Monday, February 3, 2020

“The Way We Were Before” by Moshe Marcus


Read a novel like The Way We Were Before by Mosehe Marcus, and you wonder where memoir ends and novel begins.

Rico Marcus is a young teen, barely out of childhood. He lives in Israel, and his family are Jews from Romania. It’s the late 1950s or early 1960s, and Rico is about to get a huge lesson in family secrets.

His father takes him to a football (soccer) match in Tiberias. When the game is over, they don’t return home but instead rive to a kibbutz in the Golan Heights. They are visiting so Rico can meet Nelu Marcus, the half-brother whom Rico didn’t even know he had. Same father, different mothers, Nelu is a few years older than Rico, but the two hit it off so well that Rico decides to stay the weekend. 

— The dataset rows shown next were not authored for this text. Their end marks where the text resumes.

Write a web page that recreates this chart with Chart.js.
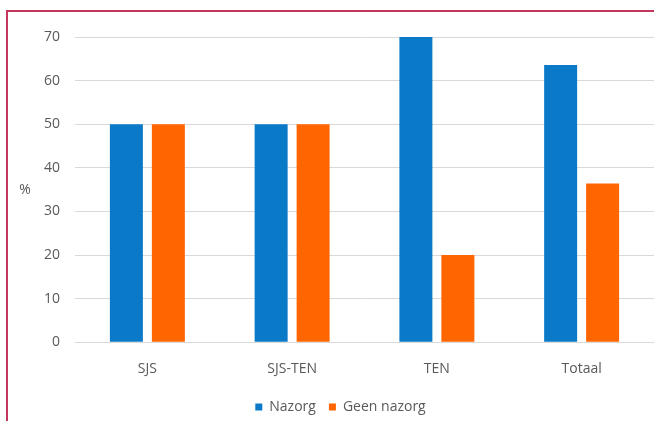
<!DOCTYPE html>
<html>
<head>
<meta charset="utf-8">
<script src="https://cdn.jsdelivr.net/npm/chart.js@4"></script>
<style>
  html, body { margin: 0; padding: 0; background: #fff; overflow: hidden; }
  #wrap { position: relative; width: 654px; height: 421px; overflow: hidden; }
  #frame { position: absolute; left: 6px; top: 10px; right: 0; bottom: 0;
           border-top: 2px solid #c4365c; border-left: 2px solid #c4365c; pointer-events: none; }
</style>
</head>
<body>
<div id="wrap">
  <canvas id="barChart" width="654" height="424"></canvas>
  <div id="frame"></div>
</div>
<script>
  var categories = ['SJS', 'SJS-TEN', 'TEN', 'Totaal'];
  var nazorg = [50, 50, 70, 63.6];
  var geenNazorg = [50, 50, 20, 36.4];
  var yTicks = [0, 10, 20, 30, 40, 50, 60, 70];

  // "%" staat rechtop links van de as
  var percentLabel = {
     id : 'percentLabel',
     afterDraw : function(chart){
        var ctx = chart.ctx;
        var area = chart.chartArea;
        ctx.save();
        ctx.font = '14px "Open Sans"';
        ctx.fillStyle = '#595959';
        ctx.textAlign = 'center';
        ctx.textBaseline = 'middle';
        ctx.fillText('%', 25, (area.top + area.bottom) / 2);
        ctx.restore();
     }
  };

  Chart.defaults.font.family = '"Open Sans", sans-serif';
  Chart.defaults.font.size = 14;
  Chart.defaults.color = '#595959';

  var ctx = document.getElementById('barChart').getContext('2d');

  var options = {
     responsive : false,
     maintainAspectRatio : false,
     animation : false,
     layout : { padding : { top : 37, left : 27, right : 0, bottom : 0 } },
     plugins : {
        legend : {
           position : 'bottom',
           labels : { boxWidth : 7, boxHeight : 7, padding : 13, color : '#595959' }
        },
        tooltip : { enabled : false }
     },
     scales : {
        x : {
           grid : { display : false },
           border : { color : '#d9d9d9' },
           ticks : { padding : 10 }
        },
        y : {
           min : 0,
           max : 70,
           afterFit : function(scale){ scale.width = 48; },
           afterBuildTicks : function(scale){
              scale.ticks = yTicks.map(function(v){ return { value : v }; });
           },
           grid : { color : '#d9d9d9', drawTicks : false },
           border : { display : false },
           ticks : { padding : 15 }
        }
     }
  };

  var nazorgChart = new Chart(ctx, {
     type : 'bar',
     options : options,
     plugins : [percentLabel],
     data : {
        labels : categories,
        datasets : [ {
           label : 'Nazorg',
           data : nazorg,
           backgroundColor : '#0a7ac8',
           categoryPercentage : 0.58,
           barPercentage : 0.786
        }, {
           label : 'Geen nazorg',
           data : geenNazorg,
           backgroundColor : '#ff6600',
           categoryPercentage : 0.58,
           barPercentage : 0.786
        } ]
     }
  });
</script>
</body>
</html>
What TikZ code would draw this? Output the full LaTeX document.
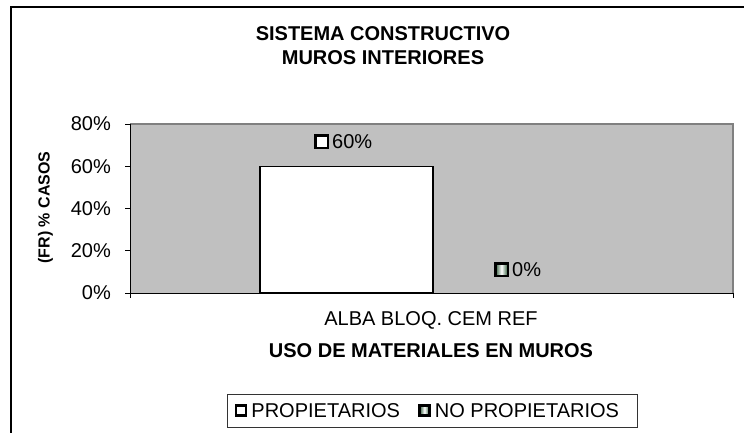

The story becomes the story of Rico and Nelu, and their friendship and brotherly love will survive separation, different military experiences, marriages, girlfriends, and different personalities. 

Moshe Marcus
The author describes life in villages, on the kibbutz, and in the military with considerable detail. This is the Israel of half a century ago, and it is simultaneously a young nation and a very old people. It’s a coming-of-age novel as well and contains a few explicit scenes. The story develops slowly toward a crisis. When it comes, it comes unexpectedly.

At the end of the book, Marcus includes several pictures of himself when young, family, and friends. The pictures remind you that this work feels considerably more like a non-fiction memoir than it does a novel; perhaps the right phrase today would be “creative non-fiction.”

Before becoming a writer, Marcus had been involved in multiple artistic endeavors and had a successful business career. He acknowledges in the afterward that he wanted to turn the story of his childhood into a novel., and that’s exactly what he did here. He lives in Miami and Tel Aviv. 

The Way We Were Before is a window on daily life in Israel during the early post-independence period. It’s a story of Romanian Jews trying to find themselves in their new country. And it’s a story of boy discovering he has a brother, and how that discovery shapes the rest of his life.